Clause of Force Majeure:

The clause is also termed as Money Market Condition clause. According to this clause, the bank reserves the right to alter fixed rates of interest in case of extraordinary circumstances or in the case of economic circumstances past any control. Thus it is not true that a fixed interest rate will remain ‘fixed’ always. This clause ought to be carefully read and understood in totality to evade any disagreements with the bank at a later point in time.

Clause of Reset:

This is yet another significant clause that applies to fixed rates of interests. Banks reserve the right to alter the fixed rates of interests after a period of 2 to 5 years, if the interest rates show an increasing trend at the given point of time. In certain other cases, a fixed rate of interest is permissible only for a definite period of time. Once this period is over, the bank reserves the right to modify the rate, irrespective of the ongoing trend at that given point of time.

Clause of Prepayment:

The term ‘prepayment’ signifies making a repayment in excess of the EMI amount that is specified in the agreement. Usually, these surplus amounts are adjusted against the outstanding principal amount when the payment is made. The prepayment amount may only be a fraction of the loan amount or the amount in full. The given clause specifies the financial implications of such prepayments that are to be made.
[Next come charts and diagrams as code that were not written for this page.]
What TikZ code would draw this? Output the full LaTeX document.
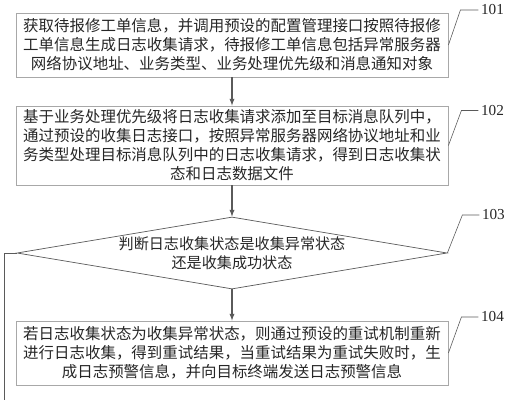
\documentclass[tikz,border=0pt]{standalone}
\usepackage{fontspec}
\setmainfont{Liberation Serif}
\newfontfamily\cjk{Noto Sans CJK SC}
\usepackage{tikz}
\usetikzlibrary{shapes.geometric,positioning,calc}
\definecolor{boxgray}{HTML}{A8A8A8}
\definecolor{linegray}{HTML}{5A5A5A}
\definecolor{txtgray}{HTML}{262626}
\tikzset{
  stepbox/.style={draw=boxgray, line width=0.7pt, minimum width=12.96cm, inner sep=2pt,
    align=center, text=txtgray, font=\cjk\fontsize{13.2}{16.2}\selectfont},
  judgebox/.style={draw=linegray, line width=0.6pt, shape=diamond, inner sep=0pt,
    minimum width=12.9cm, minimum height=2.16cm},
  judgetext/.style={align=center, text=txtgray, font=\cjk\fontsize{12.9}{16.2}\selectfont},
  leader/.style={draw=linegray, line width=0.5pt},
  numlabel/.style={right, inner sep=2pt, text=txtgray, font=\fontsize{13}{13}\selectfont},
}

\begin{document}
\begin{tikzpicture}[x=0.03cm, y=-0.03cm, > = latex]
        \useasboundingbox (0,0) rectangle (511,400);

        \node[stepbox, minimum height=1.92cm] (s101) at (232,45)
          {获取待报修工单信息，并调用预设的配置管理接口按照待报修\\
           工单信息生成日志收集请求，待报修工单信息包括异常服务器\\
           网络协议地址、业务类型、业务处理优先级和消息通知对象};
        \node[stepbox, minimum height=2.37cm] (s102) at (232,145.5)
          {基于业务处理优先级将日志收集请求添加至目标消息队列中，\\
           通过预设的收集日志接口，按照异常服务器网络协议地址和业\\
           务类型处理目标消息队列中的日志收集请求，得到日志收集状\\
           态和日志数据文件};
        \node[judgebox] (s103) at (232,253) {};
        \node[judgetext] (s103txt) at (s103.center)
          {判断日志收集状态是收集异常状态\\还是收集成功状态};
        \node[stepbox, minimum height=1.92cm] (s104) at (232,353)
          {若日志收集状态为收集异常状态，则通过预设的重试机制重新\\
           进行日志收集，得到重试结果，当重试结果为重试失败时，生\\
           成日志预警信息，并向目标终端发送日志预警信息};

        % flow
        \path[draw,line width=1pt,draw=linegray,->] (s101) -- (s102);
        \path[draw,line width=1pt,draw=linegray,->] (s102) -- (s103);
        \path[draw,line width=1pt,draw=linegray,->] (s103) -- (s104);
        \coordinate (noend) at (4,400);
        \path[draw,line width=0.8pt,draw=linegray] (s103.west) -- (noend |- s103.west) -- (noend);

        % step numbers
        \path[leader] (s101.east) -- ++(12,-35) -- ++(18,0) node[numlabel]{101};
        \path[leader] (s102.east) -- ++(13,-35) -- ++(17,0) node[numlabel]{102};
        \path[leader] (s103.east) -- ++(15,-38) -- ++(17,0) node[numlabel]{103};
        \path[leader] (s104.east) -- ++(13,-36) -- ++(17,0) node[numlabel]{104};
\end{tikzpicture}
\end{document}
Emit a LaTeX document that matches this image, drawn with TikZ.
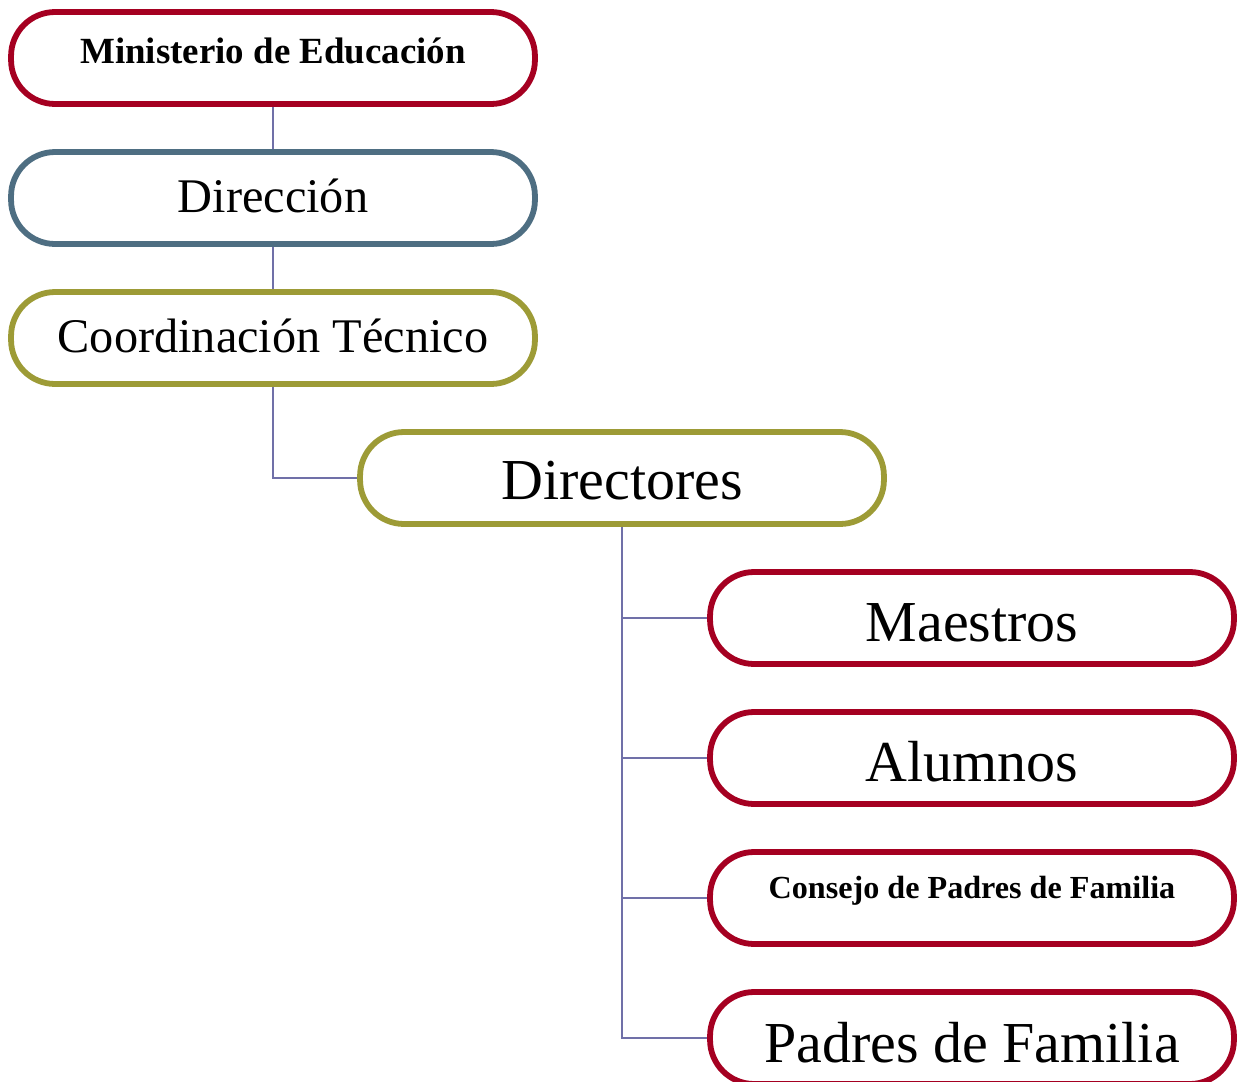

Clause of Other Balances Set Off:

According to this clause, any repayment made by the borrower towards the loan that is first adjusted against any other dues that are outstanding like late payment fees, penalty, etc., only after completely recovering these dues, is the amount adjusted against the EMI payment or repayment of the principal loan amount.

Clause of Third Party Repayment Collection:

If the borrower defaults payment of the loan to the financial institution such as banks, housing finance companies or NBFCs, they reserve the rights to share their personal details with third parties of their choice for the purpose of repayment of the loan. Several borrowers that do not know the existence of such a clause and get annoyed when they receive calls from such third parties asking for repayment of dues.

Notification Clause:

According to this clause, the borrower is bound to keep the lender duly updated about any change in their residential address, employment or profession or business, residential status, income levels, etc., during the tenure of the loan. The time-frame is well specified in the clause, within which the given information has to be updated and also the mode of updating.

Clause of Amendment:

The clause of amendment grants financial institutions, the right to amend any clause in the loan agreement that they want without notifying the borrower. Every amendment clause should be read in full detail and should be thoroughly understood.

It is very important to understand that only a few aspects of the loan agreement such as the tenure of the loan and the interest rates, etc., can be negotiated with the bank. The clauses, a loan agreement has, bear legal implications and need to be thoroughly understood and adhered to, for the smooth completion of the loan.

After going through the loan agreement, if the borrower identifies that some clauses are not clear or appropriate, before signing the agreement, they should seek clarification from the financial institution.

One can also choose to hire the services of a qualified legal professional, to represent the borrower, during negotiations with the financial institution.